Employees often tend to remain present despite low engagement or cognitive fatigue, resulting in reduced work quality and slower progress, which becomes harder for team leaders to detect (Chandrakumar et al., 2024). When organizations reward this constant visibility instead of impactful outcomes, they in fact become catalysts favouring theatre over substance. Businesses need to reform measurement to be more result-oriented and move away from the comfort of measuring busyness.
Redefining Productivity
The answer to improving organisational productivity does not lie in longer working hours, strict surveillance, or packed calendars. It lies in modifying what is incentivized. As long as productivity is measured through online presence and quick response times, employees will continue to work towards appearance rather than outcomes (DeNisi & Smith, 2014). Redefining what is rewarded is crucial in order to break free from this vicious cycle.

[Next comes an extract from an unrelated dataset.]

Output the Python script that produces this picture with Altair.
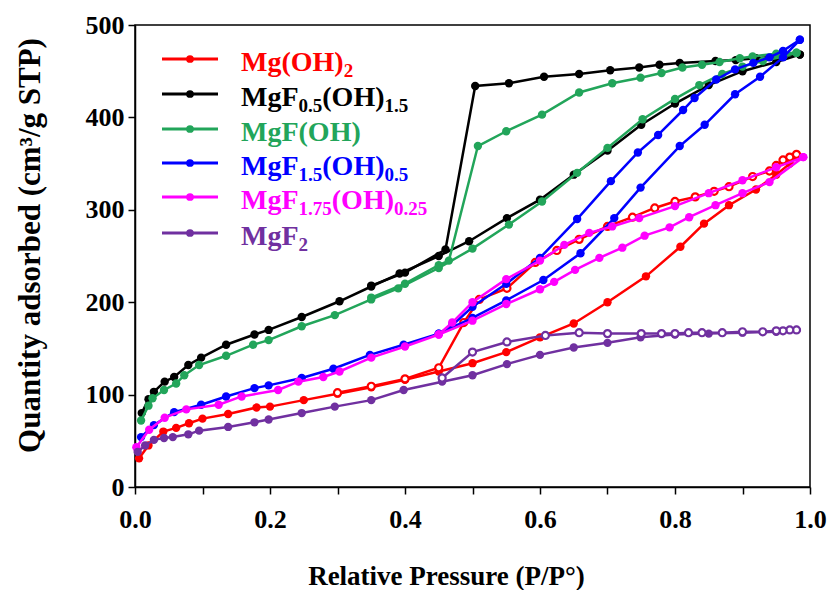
import altair as alt
import pandas as pd

# ---------------- data ----------------
names = ["Mg(OH)2", "MgF0.5(OH)1.5", "MgF(OH)", "MgF1.5(OH)0.5", "MgF1.75(OH)0.25", "MgF2"]
colors = ["#FF0000", "#000000", "#22A55A", "#0000FF", "#FF00FF", "#7030A0"]

# Mg(OH)2
red_ads_P = [0.006, 0.02, 0.042, 0.061, 0.08, 0.10, 0.138, 0.18, 0.20, 0.25, 0.30, 0.35, 0.40, 0.45,
             0.50, 0.55, 0.60, 0.65, 0.70, 0.757, 0.808, 0.843, 0.88, 0.92, 0.95, 0.97, 0.98]
red_ads_V = [31, 45, 60, 64, 69, 74, 79, 86, 87, 94, 101, 108, 116, 125,
             134, 146, 162, 177, 200, 228, 260, 285, 305, 322, 338, 350, 358]
red_des_P = [0.98, 0.97, 0.96, 0.95, 0.94, 0.915, 0.88, 0.858, 0.83, 0.80, 0.77, 0.737, 0.70, 0.658,
             0.625, 0.593, 0.551, 0.51, 0.487, 0.45, 0.40, 0.35, 0.30]
red_des_V = [360, 357, 354, 348, 342, 336, 325, 320, 314, 309, 302, 292, 282, 268,
             256, 243, 215, 203, 178, 129, 117, 109, 102]

# MgF0.5(OH)1.5
blk_ads_P = [0.01, 0.02, 0.028, 0.044, 0.058, 0.079, 0.098, 0.135, 0.177, 0.198, 0.247, 0.303, 0.35,
             0.392, 0.45, 0.495, 0.551, 0.60, 0.65, 0.70, 0.75, 0.80, 0.85, 0.90, 0.95, 0.985]
blk_ads_V = [80, 95, 103, 114, 119, 132, 140, 154, 165, 170, 184, 201, 217,
             231, 250, 266, 291, 311, 338, 364, 392, 415, 435, 450, 460, 468]
blk_des_P = [0.985, 0.95, 0.92, 0.89, 0.86, 0.807, 0.777, 0.747, 0.704, 0.658, 0.606, 0.554, 0.504,
             0.46, 0.40, 0.35]
blk_des_V = [468, 466, 464, 462, 461, 459, 457, 454, 451, 447, 444, 437, 434,
             257, 232, 218]

# MgF(OH)
grn_ads_P = [0.009, 0.02, 0.026, 0.043, 0.061, 0.073, 0.095, 0.135, 0.175, 0.198, 0.247, 0.296, 0.35,
             0.39, 0.45, 0.50, 0.554, 0.603, 0.655, 0.70, 0.752, 0.80, 0.836, 0.87, 0.90, 0.93, 0.96, 0.98]
grn_ads_V = [72, 88, 96, 105, 112, 121, 132, 142, 154, 159, 174, 186, 203,
             215, 237, 258, 284, 309, 340, 367, 398, 420, 435, 447, 455, 461, 466, 470]
grn_des_P = [0.98, 0.95, 0.915, 0.896, 0.866, 0.84, 0.811, 0.78, 0.749, 0.707, 0.658, 0.603, 0.55,
             0.508, 0.465, 0.45, 0.40, 0.35]
grn_des_V = [470, 469, 466, 464, 460, 457, 454, 448, 443, 437, 427, 403, 385,
             369, 245, 240, 220, 205]

# MgF1.5(OH)0.5
blu_ads_P = [0.009, 0.028, 0.058, 0.098, 0.135, 0.177, 0.198, 0.247, 0.294, 0.348, 0.398, 0.45, 0.50,
             0.55, 0.605, 0.66, 0.71, 0.749, 0.807, 0.844, 0.889, 0.926, 0.96, 0.985]
blu_ads_V = [54, 67, 81, 89, 98, 107, 110, 118, 128, 143, 154, 166, 183,
             202, 224, 253, 291, 324, 369, 392, 425, 444, 465, 484]
blu_des_P = [0.985, 0.96, 0.94, 0.916, 0.889, 0.861, 0.829, 0.812, 0.775, 0.745, 0.705, 0.655, 0.60,
             0.55, 0.50, 0.47, 0.45]
blu_des_V = [484, 472, 465, 459, 452, 441, 421, 408, 381, 362, 331, 290, 248,
             220, 195, 175, 166]

# MgF1.75(OH)0.25
mag_ads_P = [0.002, 0.021, 0.044, 0.076, 0.124, 0.158, 0.212, 0.242, 0.279, 0.303, 0.35, 0.40, 0.45,
             0.50, 0.55, 0.60, 0.621, 0.652, 0.688, 0.722, 0.755, 0.792, 0.821, 0.86, 0.90, 0.94, 0.99]
mag_ads_V = [43, 62, 75, 84, 89, 98, 105, 114, 119, 125, 140, 152, 165,
             180, 198, 214, 222, 235, 248, 259, 272, 281, 292, 305, 318, 330, 357]
mag_des_P = [0.99, 0.95, 0.90, 0.85, 0.80, 0.747, 0.707, 0.673, 0.636, 0.60, 0.55, 0.50, 0.47, 0.45]
mag_des_V = [357, 346, 332, 318, 304, 291, 282, 275, 262, 245, 225, 200, 178, 165]

# MgF2
pur_ads_P = [0.004, 0.015, 0.028, 0.043, 0.056, 0.079, 0.095, 0.138, 0.177, 0.198, 0.247, 0.296, 0.35,
             0.398, 0.455, 0.50, 0.551, 0.60, 0.65, 0.70, 0.749, 0.80, 0.85, 0.90, 0.95, 0.98]
pur_ads_V = [38, 45, 51, 53, 54, 57, 61, 65, 70, 73, 80, 87, 94,
             105, 114, 121, 133, 143, 151, 156, 162, 165, 166, 167, 168, 170]
pur_des_P = [0.98, 0.97, 0.96, 0.95, 0.93, 0.90, 0.87, 0.84, 0.82, 0.80, 0.78, 0.75, 0.70, 0.658,
             0.608, 0.551, 0.50, 0.455]
pur_des_V = [170, 170, 169, 169, 168, 168, 167, 167, 167, 166, 166, 166, 166, 167,
             164, 157, 146, 118]

x_ticks = [0.0, 0.1, 0.2, 0.3, 0.4, 0.5, 0.6, 0.7, 0.8, 0.9, 1.0]
y_ticks = [0, 100, 200, 300, 400, 500]

# legend label pieces: (text, is_subscript)
legend_pieces = [
    [("Mg(OH)", 0), ("2", 1)],
    [("MgF", 0), ("0.5", 1), ("(OH)", 0), ("1.5", 1)],
    [("MgF(OH)", 0)],
    [("MgF", 0), ("1.5", 1), ("(OH)", 0), ("0.5", 1)],
    [("MgF", 0), ("1.75", 1), ("(OH)", 0), ("0.25", 1)],
    [("MgF", 0), ("2", 1)],
]

# ---------------- layout ----------------
W, H = 675, 462
FONT = "Liberation Serif"
X_MAX, Y_MAX = 1.0, 500.0

xs = alt.Scale(domain=[0, X_MAX], nice=False, zero=False)
ys = alt.Scale(domain=[0, Y_MAX], nice=False)

x_axis = alt.Axis(
    values=x_ticks,
    labelExpr="(round(datum.value*10) % 2 == 0) ? format(datum.value, '.1f') : ''",
    grid=False, tickSize=7, tickWidth=1.5, tickColor="black",
    domainColor="black", domainWidth=1.5,
    labelFont=FONT, labelFontWeight="bold", labelFontSize=26, labelColor="black",
    labelPadding=12, labelFlush=False,
    title="Relative Pressure (P/P°)", titleFont=FONT, titleFontSize=27,
    titleFontWeight="bold", titleColor="black",
    titleX=311, titleY=89, titleAlign="center", titleBaseline="middle", titleAngle=0,
)
y_axis = alt.Axis(
    values=y_ticks, format="d",
    grid=False, tickSize=7, tickWidth=1.5, tickColor="black",
    domainColor="black", domainWidth=1.5,
    labelFont=FONT, labelFontWeight="bold", labelFontSize=26, labelColor="black",
    labelPadding=4,
    title="Quantity adsorbed (cm³/g STP)", titleFont=FONT, titleFontSize=31,
    titleFontWeight="bold", titleColor="black",
    titleX=-105, titleY=220, titleAlign="center", titleBaseline="middle", titleAngle=270,
)

series = [
    (red_ads_P, red_ads_V, red_des_P, red_des_V, True),
    (blk_ads_P, blk_ads_V, blk_des_P, blk_des_V, False),
    (grn_ads_P, grn_ads_V, grn_des_P, grn_des_V, False),
    (blu_ads_P, blu_ads_V, blu_des_P, blu_des_V, False),
    (mag_ads_P, mag_ads_V, mag_des_P, mag_des_V, False),
    (pur_ads_P, pur_ads_V, pur_des_P, pur_des_V, True),
]

layers = []
for (aP, aV, dP, dV, hollow), color in zip(series, colors):
    for P, V, is_des in ((aP, aV, False), (dP, dV, True)):
        df = pd.DataFrame({"P": P, "V": V, "i": list(range(len(P)))})
        enc = dict(
            x=alt.X("P:Q", scale=xs, axis=x_axis),
            y=alt.Y("V:Q", scale=ys, axis=y_axis),
            order=alt.Order("i:Q"),
        )
        layers.append(alt.Chart(df).mark_line(color=color, strokeWidth=2.5).encode(**enc))
        if is_des and hollow:
            pts = alt.Chart(df).mark_point(shape="circle", filled=False, fill="white", fillOpacity=1,
                                           color=color, strokeWidth=2.2, size=50, opacity=1)
        else:
            pts = alt.Chart(df).mark_point(shape="circle", filled=True, color=color, size=70, opacity=1)
        layers.append(pts.encode(x=alt.X("P:Q", scale=xs), y=alt.Y("V:Q", scale=ys)))

# ---------------- manual legend (pixel layout converted to data units) ----------------
TNR_BOLD = {"M": 944, "g": 500, "F": 611, "(": 333, ")": 333, "O": 778, "H": 778, ".": 250}
def text_w(s, fs):
    return sum(TNR_BOLD.get(ch, 500) for ch in s) / 1000.0 * fs

MAIN_FS, SUB_FS = 28, 19
row_y = [34, 69, 104, 138, 172, 208]      # legend line rows (px from plot top)
line_x0, line_x1, mark_x, text_x0 = 27, 83, 55, 106

def px2P(px):
    return px / W * X_MAX
def py2V(py):
    return (1 - py / H) * Y_MAX

leg_lines, leg_text = [], []
for k, (pieces, color) in enumerate(zip(legend_pieces, colors)):
    ly = row_y[k]
    leg_lines.append({"x0": px2P(line_x0), "x1": px2P(line_x1), "xm": px2P(mark_x),
                      "y": py2V(ly), "c": color})
    cx = text_x0
    base = ly + 12
    for txt, sub in pieces:
        fs = SUB_FS if sub else MAIN_FS
        by = base + (6 if sub else 0)
        leg_text.append({"x": px2P(cx), "y": py2V(by), "t": txt, "fs": fs, "c": color})
        cx += text_w(txt, fs)

ll = pd.DataFrame(leg_lines)
lt = pd.DataFrame(leg_text)

layers.append(alt.Chart(ll).mark_rule(strokeWidth=3).encode(
    x=alt.X("x0:Q", scale=xs), x2="x1:Q", y=alt.Y("y:Q", scale=ys),
    color=alt.Color("c:N", scale=None)))
layers.append(alt.Chart(ll).mark_point(shape="circle", filled=True, size=60, opacity=1).encode(
    x=alt.X("xm:Q", scale=xs), y=alt.Y("y:Q", scale=ys),
    color=alt.Color("c:N", scale=None)))
layers.append(alt.Chart(lt).mark_text(align="left", baseline="alphabetic", font=FONT,
                                      fontWeight="bold").encode(
    x=alt.X("x:Q", scale=xs), y=alt.Y("y:Q", scale=ys), text="t:N",
    size=alt.Size("fs:Q", scale=None), color=alt.Color("c:N", scale=None)))

chart = alt.layer(*layers).properties(
    width=W, height=H,
    autosize=alt.AutoSizeParams(type="none"),
    padding={"left": 127, "top": 17, "right": 17, "bottom": 103},
    background="white",
).configure_view(stroke="black", strokeWidth=1.5)

chart.save("out.html", embed_options={"renderer": "svg", "actions": False})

The foremost vital shift is to move towards outcome-based performance measurement criteria. Clearly defining goals, ensuring role clarity, and establishing measurable deliverables can significantly help reduce ambiguity surrounding what is expected from employees, thereby reducing impression management. Clear expectations and constructive feedback are directly linked to higher task performance. Reducing unnecessary meeting hours to allow for uninterrupted, focused work time can help improve efficiency and work quality (DeNisi & Smith, 2014).
Managerial efficiency is equally important. Team leaders who prioritise progress and trust instead of constant visibility build working conditions where employees feel empowered to direct their energy towards meaningful output generation. When organizational focus shifts from time spent at work to the value created at the end of the day, productivity and engagement see an upward boost (Spaeth et al., 2010).
Ghostworking practices don’t point towards employee incompetence but organizational system failure. Until organizations redirect their focus towards meaningful output over the facade of busyness, productivity will continue to remain performative, visible, yet exhausting and largely ineffective.
Authors: Prisha Khanna, FLAME Undergraduate Student, and Prof. Moitrayee Das, Faculty of Psychology, FLAME University.